The case has followed a circuitous route through the legal system; it was appealed all the way to the Oregon Supreme Court during the first several years, only to be sent back to Clackamas County Circuit Court in 2019 for reevaluation. It landed with Circuit Court Judge Ann Lininger, who decided to split the case into two parts. 

Phase 1 would address the question of whether the lake itself is a public waterway, which the constitution defines as any body of water that was "navigable" at the time Oregon became a state. The constitution mandates access to public waterways, but it does allow local governments to impose reasonable regulations on that access. If Phase 1 found that the lake was indeed a public waterway, then Phase 2 would evaluate whether the city's access restrictions are reasonable.

Part of the dispute hinged on the lake's history; although a portion of the lake did exist in 1859 under the name "Sucker Lake," it was later artificially expanded through the addition of a dam on its outlet creek. Lininger ultimately ruled in 2022 that only the original lakebed is state property, but she also found that since there is no practical way to delineate the original and artificial parts of the water itself, the entire modern lake must be considered a public waterway.

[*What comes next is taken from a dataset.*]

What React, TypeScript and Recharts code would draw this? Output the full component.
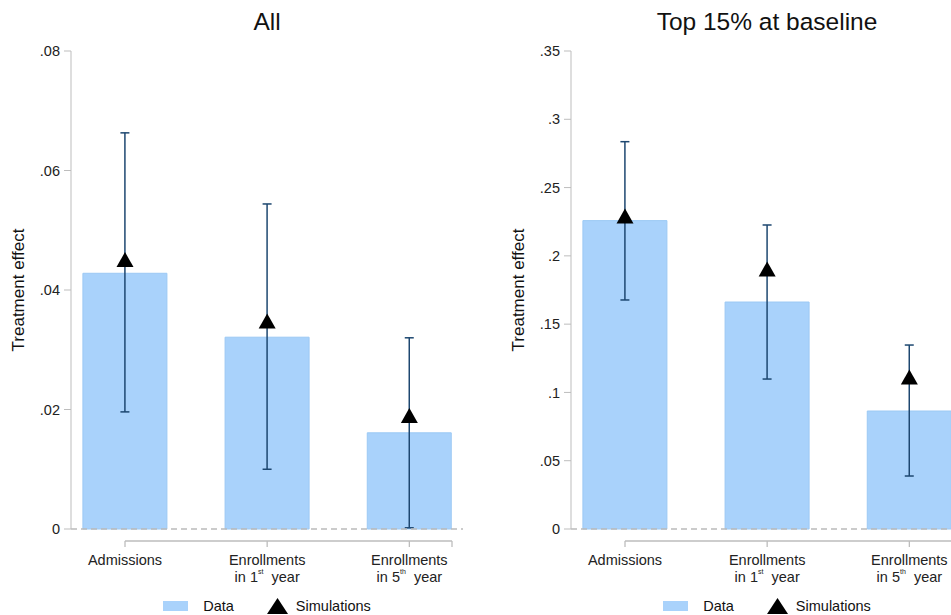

The advisory jury trial for Phase 2 was set to begin a few months after the Phase 1 ruling, but it was put on hold when the Lake Oswego Corporation moved to have Lininger disqualified from the case. 

Lininger was appointed as a judge in 2017 and had previously been serving as a state representative, and the Lake Oswego Corporation said it had discovered during preparations for Phase 2 that the plaintiffs had met with Lininger in 2014 in her capacity as a lawmaker and discussed the case. 

Nothing came of the 2014 meeting, but the Lake Oswego Corporation argued that Lininger's failure to disclose that history when the case was later assigned to her amounted to a conflict of interest. They asked for Lininger to be removed from the case and for her Phase 1 verdict to be thrown out.

A Multnomah County judge was brought in to serve as an impartial authority for the removal hearing, and he ultimately ordered the case to be reassigned to a different Clackamas County judge — but the new judge, Kathie Steele, declined to undo Lininger's Phase 1 ruling, concluding in 2023 that there was no evidence that the 2014 meeting had influenced the verdict. The Phase 2 trial was put back on the calendar with a new date in April 2024.